Actually, this movie is what I consider Peter Benchley's sequal to Jaws (as opposed to Jaws 2, or any of the remaining Hollywood digits).   You never know when you watch a movie you haven't seen in years whether it will hold up or not, but this one made it to the summer list.  The hairstyles and clothing that typically date movies are so classic and casual, and Bermuda prides itself on as little change as possible, so you really have a tough time placing the time period other than 20th century.  Robert Shaw died (at 51) shortly after making this movie, and here you get at least of glimpse of the handsome swashbuckler he played in his youth.  Nick Nolte and Jaqueline Bisset are at their most beautiful, and natural.  And as Chris points out, she doesn't wear a stitch of underwear in the entire movie.

Independence Day

Clever take on H.G.Wells,  "The War of the Worlds" (a childhood favorite, I loved being scared by movies), great special effects that still hold up rather well, three hunks, and none of the dark mess that became The War of the Worlds recent remake.  Plus it came out on July 4th weekend when it opened in the theatres.


Given the recent disasterous tornados across the entire country, it's hard to say I used watch this movie for fun.  It does, however, portray an accurate picture of what we know about tornados, and where our technology is, even today, and it's a lot more thrilling to watch than the home videos you typically see on the Weather Channel.  

Chris walks into the room and this movie is on.  "It's getting windy."
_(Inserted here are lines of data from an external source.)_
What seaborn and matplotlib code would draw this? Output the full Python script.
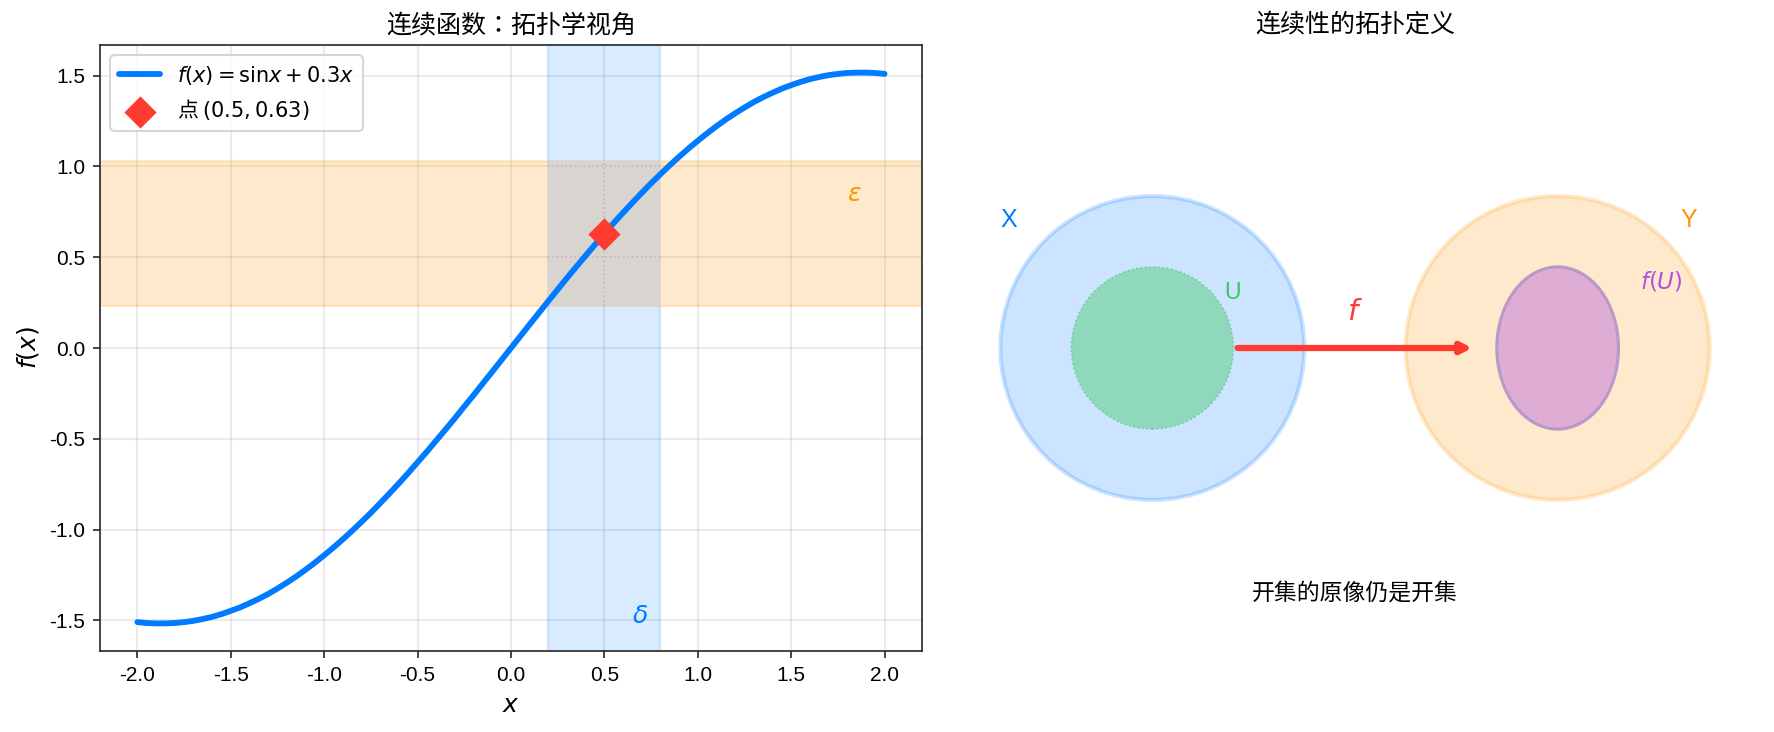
import matplotlib
matplotlib.use("Agg")
import matplotlib.pyplot as plt
from matplotlib.patches import Circle, Ellipse, Rectangle
import seaborn as sns

sns.set_style("ticks")
plt.rcParams['font.family'] = ['Liberation Sans', 'Noto Sans CJK TC']
plt.rcParams['axes.unicode_minus'] = False
plt.rcParams['text.color'] = 'black'
plt.rcParams['axes.labelcolor'] = 'black'
plt.rcParams['xtick.labelcolor'] = 'black'
plt.rcParams['ytick.labelcolor'] = 'black'

BLUE = "#007AFF"
ORANGE = "#FF9500"
GREEN = "#34C759"
RED = "#FF3B30"
PURPLE = "#AF52DE"
CJK = 'Noto Sans CJK TC'

### Data
curve_x = [-2.0, -1.95, -1.9, -1.85, -1.8, -1.75, -1.7, -1.65, -1.6, -1.55, -1.5, -1.45, -1.4, -1.35,
           -1.3, -1.25, -1.2, -1.15, -1.1, -1.05, -1.0, -0.95, -0.9, -0.85, -0.8, -0.75, -0.7, -0.65,
           -0.6, -0.55, -0.5, -0.45, -0.4, -0.35, -0.3, -0.25, -0.2, -0.15, -0.1, -0.05, 0.0,
           0.05, 0.1, 0.15, 0.2, 0.25, 0.3, 0.35, 0.4, 0.45, 0.5, 0.55, 0.6, 0.65, 0.7, 0.75, 0.8,
           0.85, 0.9, 0.95, 1.0, 1.05, 1.1, 1.15, 1.2, 1.25, 1.3, 1.35, 1.4, 1.45, 1.5, 1.55, 1.6,
           1.65, 1.7, 1.75, 1.8, 1.85, 1.9, 1.95, 2.0]
curve_y = [-1.509, -1.514, -1.516, -1.516, -1.514, -1.509, -1.502, -1.492, -1.480, -1.465, -1.447,
           -1.428, -1.405, -1.381, -1.354, -1.324, -1.292, -1.258, -1.221, -1.182, -1.141, -1.098,
           -1.053, -1.006, -0.957, -0.907, -0.854, -0.800, -0.745, -0.688, -0.629, -0.570, -0.509,
           -0.448, -0.386, -0.322, -0.259, -0.194, -0.130, -0.065, 0.0,
           0.065, 0.130, 0.194, 0.259, 0.322, 0.386, 0.448, 0.509, 0.570, 0.629, 0.688, 0.745,
           0.800, 0.854, 0.907, 0.957, 1.006, 1.053, 1.098, 1.141, 1.182, 1.221, 1.258, 1.292,
           1.324, 1.354, 1.381, 1.405, 1.428, 1.447, 1.465, 1.480, 1.492, 1.502, 1.509, 1.514,
           1.516, 1.516, 1.514, 1.509]
point_x = [0.5]
point_y = [0.63]
delta_band = [0.2, 0.8]
eps_band = [0.23, 1.03]
ticks = [-2.0, -1.5, -1.0, -0.5, 0.0, 0.5, 1.0, 1.5, 2.0]
yticks = [-1.5, -1.0, -0.5, 0.0, 0.5, 1.0, 1.5]
overlap_v = [0.5]
overlap_h = [0.5, 1.0]

W, H = 1774, 732
fig = plt.figure(figsize=(W / 150, H / 150), dpi=150)
ax1 = fig.add_axes([100 / W, 1 - 651 / H, 822 / W, 606 / H])
ax2 = fig.add_axes([949 / W, 1 - 652 / H, 812 / W, 608 / H])

### Left: function
ax1.axvspan(delta_band[0], delta_band[1], color=BLUE, alpha=0.15, zorder=1)
ax1.axhspan(eps_band[0], eps_band[1], color=ORANGE, alpha=0.2, zorder=1)
ax1.add_patch(Rectangle((delta_band[0], eps_band[0]), delta_band[1] - delta_band[0],
                        eps_band[1] - eps_band[0], facecolor="#D8D5D1", lw=0, zorder=1.5))
# faint dots where the grid runs through the overlap
for v in overlap_v:
    ax1.plot([v, v], eps_band, color="#D98CC8", alpha=0.6, lw=0.8, ls=':', zorder=1.6)
for h in overlap_h:
    ax1.plot(delta_band, [h, h], color="#D98CC8", alpha=0.6, lw=0.8, ls=':', zorder=1.6)
sns.lineplot(x=curve_x, y=curve_y, color=BLUE, lw=2.8, ax=ax1, zorder=3, label=r'$f(x) = \mathrm{sin}x + 0.3x$')
sns.scatterplot(x=point_x, y=point_y, color=RED, marker="D", s=120, ax=ax1, zorder=4,
                linewidth=0, label=r'点 $(0.5, 0.63)$')
ax1.set_xlim(-2.2, 2.2)
ax1.set_ylim(-1.668, 1.668)
ax1.set_xticks(ticks)
ax1.set_yticks(yticks)
ax1.tick_params(labelsize=10)
ax1.grid(True, alpha=0.25, color="#b0b0b0", lw=1)
ax1.set_axisbelow(True)
for s in ax1.spines.values():
    s.set_visible(True)
ax1.set_xlabel(r'$x$', fontsize=12)
ax1.set_ylabel(r'$f(x)$', fontsize=12)
ax1.set_title('连续函数：拓扑学视角', fontsize=12, family=CJK)
ax1.legend(loc='upper left', frameon=True, prop=dict(family=CJK, size=10))
ax1.text(0.69, -1.54, r'$\delta$', color=BLUE, fontsize=12, ha='center', va='bottom')
ax1.text(1.84, 0.85, r'$\varepsilon$', color=ORANGE, fontsize=12, ha='center', va='center')

### Right: topology sketch
ax2.add_patch(Circle((-2, 0), 1.5, color=BLUE, alpha=0.2, lw=2))
ax2.add_patch(Circle((-2, 0), 0.8, facecolor=GREEN, alpha=0.4, lw=0))
ax2.add_patch(Circle((-2, 0), 0.8, fill=False, edgecolor=GREEN, alpha=0.5, lw=0.8, ls=':'))
ax2.add_patch(Circle((2, 0), 1.5, color=ORANGE, alpha=0.2, lw=2))
ax2.add_patch(Ellipse((2, 0), 1.2, 1.6, facecolor=PURPLE, alpha=0.4, lw=0))
ax2.add_patch(Ellipse((2, 0), 1.2, 1.6, fill=False, edgecolor="#B79AC8", lw=1.5))
ax2.annotate('', xy=(1.2, 0), xytext=(-1.2, 0),
             arrowprops=dict(arrowstyle='->', color=RED, lw=3))
ax2.text(-3.42, 1.26, 'X', color=BLUE, fontsize=12, ha='center', va='center')
ax2.text(3.29, 1.26, 'Y', color=ORANGE, fontsize=12, ha='center', va='center')
ax2.text(-1.21, 0.55, 'U', color=GREEN, fontsize=11, ha='center', va='center')
ax2.text(3.02, 0.66, r'$f(U)$', color=PURPLE, fontsize=11, ha='center', va='center')
ax2.text(0, 0.36, r'$f$', color=RED, fontsize=14, ha='center', va='center')
ax2.text(0, -2.43, '开集的原像仍是开集', fontsize=11, ha='center', va='center', family=CJK)
ax2.set_xlim(-4, 4)
ax2.set_ylim(-3, 3)
ax2.set_aspect('equal')
ax2.axis('off')
ax2.set_title('连续性的拓扑定义', fontsize=12, family=CJK)

fig.savefig('out.png', dpi=150)
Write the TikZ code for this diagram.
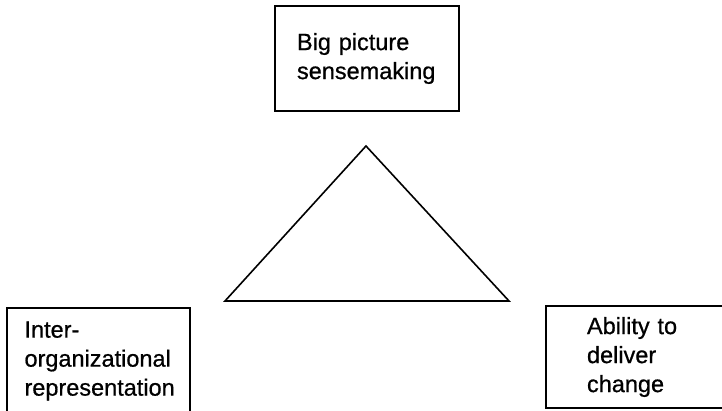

The Long Hot Summer (both versions)

Paul Newman is Paul Newman and he is at his clever handsome best.  I actually liked the remake with Don Johnson as well, but couldn't find it on DVD.  Both are just steamy.  Whoever wrote the review on Amazon got it right:  southern fried melodrama.

Cat on a Hot Tin Roof

It's amazing what Elizabeth Taylor has done for full dress slips over the years.  (Love her, RIP) Why, why can't Paul Newman's character see that?